Though Mr. Murphy has a limited support for platforms and GUIs, its APIs were designed to enable easy extension of the framework.

Design Principles

Mr. Murphy borrows several concepts and design patterns from basic Automation and State/Model representation principles.

The problem abstraction is divided in different layers which are here represented.


At the lowest layer, the Device can be either a physical computer, a mobile device or a virtual machine. The configuration, provisioning and operation of the Device are out of Mr. Murphy scope.

The Automation layer is the first abstraction implemented by the framework. Its responsibility is to enable the interfacing with the chosen Device. The Automation facilities allow to acquire raw data such as screenshots and control the Device interfaces such as mouse and keyboard. This layer can be extended to provide support to new platforms such as hardware devices or hypervisors.

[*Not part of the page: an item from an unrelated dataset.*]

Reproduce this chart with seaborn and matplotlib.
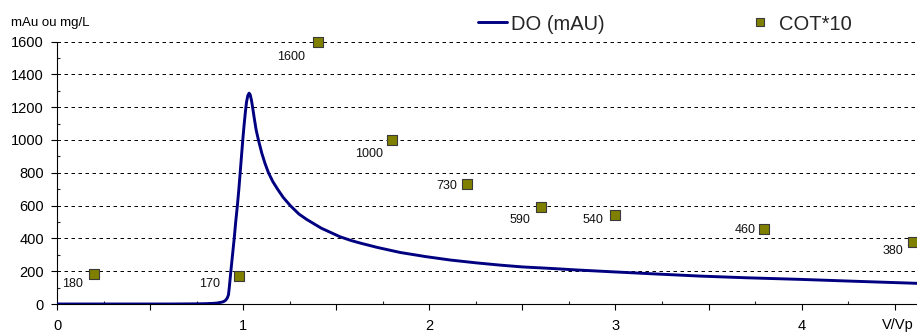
import matplotlib
matplotlib.use("Agg")
import matplotlib.pyplot as plt
from matplotlib.ticker import MultipleLocator, FuncFormatter
from matplotlib.lines import Line2D
import seaborn as sns
import pandas as pd

# ---- data ----
do_x = [0, 0.3, 0.6, 0.75, 0.8, 0.84, 0.86, 0.88, 0.894, 0.905, 0.914, 0.921,
        0.926, 0.934, 0.943, 0.952, 0.96, 0.969, 0.977, 0.984, 0.991, 0.998,
        1.005, 1.012, 1.018, 1.025, 1.032, 1.038, 1.045, 1.052, 1.06, 1.07,
        1.082, 1.1, 1.118, 1.136, 1.16, 1.185, 1.215, 1.253, 1.3, 1.342, 1.42,
        1.52, 1.58, 1.63, 1.72, 1.844, 1.98, 2.113, 2.25, 2.38, 2.5, 2.65,
        2.8, 2.97, 3.2, 3.457, 3.7, 3.995, 4.3, 4.62]
do_y = [0, 0, 0, 1, 2, 4, 6, 10, 14, 22, 35, 55,
        105, 200, 300, 400, 500, 600, 700, 800, 900, 1000,
        1090, 1170, 1230, 1270, 1285, 1275, 1240, 1190, 1130, 1060,
        1000, 920, 855, 800, 745, 700, 650, 600, 548, 515, 462,
        410, 387, 371, 345, 314, 289, 268, 251, 237, 226, 217,
        207, 197, 184, 170, 160, 150, 138, 126]

cot_x = [0.2, 0.98, 1.4, 1.8, 2.2, 2.6, 3.0, 3.8, 4.6]
cot_y = [180, 170, 1600, 1000, 730, 590, 540, 460, 380]
cot_labels = ["180", "170", "1600", "1000", "730", "590", "540", "460", "380"]

y_ticks = [0, 200, 400, 600, 800, 1000, 1200, 1400, 1600]
x_tick_labels = ["0", "1", "2", "3", "4"]

# label offsets (pixels, right/down) for the data labels
label_offsets_px = [(-11, 8), (-19, 6), (-13, 14.5), (-9, 12.5), (-9, 0),
                    (-11, 11.5), (-12, 3), (-9, 0), (-10, 7.5)]

sns.set_style("white")
plt.rcParams["font.family"] = ["Liberation Sans", "DejaVu Sans"]

W, H = 917, 332
fig = plt.figure(figsize=(W / 100, H / 100), dpi=100)
ax = fig.add_axes([57 / W, 28 / H, (W - 57) / W, 262.5 / H])

do_df = pd.DataFrame({"x": do_x, "y": do_y})
cot_df = pd.DataFrame({"x": cot_x, "y": cot_y})

sns.lineplot(data=do_df, x="x", y="y", ax=ax, color="#000080", linewidth=2.1,
             sort=False, estimator=None, zorder=3)
for ln in ax.get_lines():
    ln.set_solid_joinstyle("round")
    ln.set_solid_capstyle("round")
sns.scatterplot(data=cot_df, x="x", y="y", ax=ax, marker="s", s=52,
                color="#808000", edgecolor="#3a3a3a", linewidth=0.8, zorder=4,
                clip_on=False)

for x, y, lab, (dx, dy) in zip(cot_x, cot_y, cot_labels, label_offsets_px):
    ax.annotate(lab, (x, y), xytext=(dx * 0.72, -dy * 0.72),
                textcoords="offset points", ha="right", va="center_baseline",
                fontsize=9, color="#111111", zorder=5)

ax.set_xlim(0, 4.62)
ax.set_ylim(0, 1600)
ax.set_xlabel("")
ax.set_ylabel("")

ax.xaxis.set_major_locator(MultipleLocator(0.5))
ax.xaxis.set_minor_locator(MultipleLocator(0.25))
ax.xaxis.set_major_formatter(FuncFormatter(
    lambda v, p: x_tick_labels[int(round(v))] if abs(v - round(v)) < 1e-6 and 0 <= round(v) < len(x_tick_labels) else ""))
ax.set_yticks(y_ticks)
ax.yaxis.set_minor_locator(MultipleLocator(100))

ax.tick_params(axis="x", which="major", direction="out", length=4.3, width=0.8,
               pad=6.3, labelsize=10.5, colors="black", bottom=True)
ax.tick_params(axis="x", which="minor", direction="in", length=2.3, width=0.8,
               bottom=True)
ax.tick_params(axis="y", which="major", direction="out", length=4.3, width=0.8,
               pad=5.0, labelsize=10.5, colors="black", left=True)
ax.tick_params(axis="y", which="minor", direction="in", length=2.5, width=0.8,
               left=True)

for s in ["top", "right"]:
    ax.spines[s].set_visible(False)
for s in ["left", "bottom"]:
    ax.spines[s].set_color("black")
    ax.spines[s].set_linewidth(0.8)

ax.grid(False)
for yv in y_ticks[1:]:
    ax.axhline(yv, color="black", linewidth=0.7, linestyle=(0, (3.6, 3.6)),
               zorder=1)

ax.set_facecolor("white")
fig.patch.set_facecolor("white")

fig.text(11 / W, 1 - 23 / H, "mAu ou mg/L", fontsize=9.5, ha="left",
         va="center", color="black")
fig.text(882 / W, 1 - 325 / H, "V/Vp", fontsize=10.5, ha="left",
         va="center", color="black")

handles = [Line2D([0], [0], color="#000080", linewidth=2.1),
           Line2D([0], [0], marker="s", linestyle="none", markersize=6,
                  markerfacecolor="#808000", markeredgecolor="#3a3a3a",
                  markeredgewidth=0.8)]
fig.legend(handles, ["DO (mAU)", "COT*10"], loc="center left",
           bbox_to_anchor=(478 / W, 1 - 24 / H), ncol=2, frameon=False,
           fontsize=14.5, handlelength=1.45, handletextpad=0.2,
           columnspacing=7.0, borderpad=0, borderaxespad=0)

fig.savefig("out.png", dpi=100, facecolor="white")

The Model layer is responsible for interpreting the GUI state and providing a formal representation of it. A State consists of static information such as the window image and actionable items leading to the transition to a new State. This layer abstracts Operating Systems and windowing frameworks details.

The Travel Journal layer allows to annotate the State transitions and represent them as a directed graph. As the application under test might be unknown or presenting unexpected variations, the Journal becomes a useful support for the exploration process.

The last layer, the Agent, drives the execution of the GUI application. It does so by interpreting the application GUI State and comparing it with the information stored in the Journal. Agents implementations are Use Case specific. Few examples are available in the agents folder and can be used via the command line tool.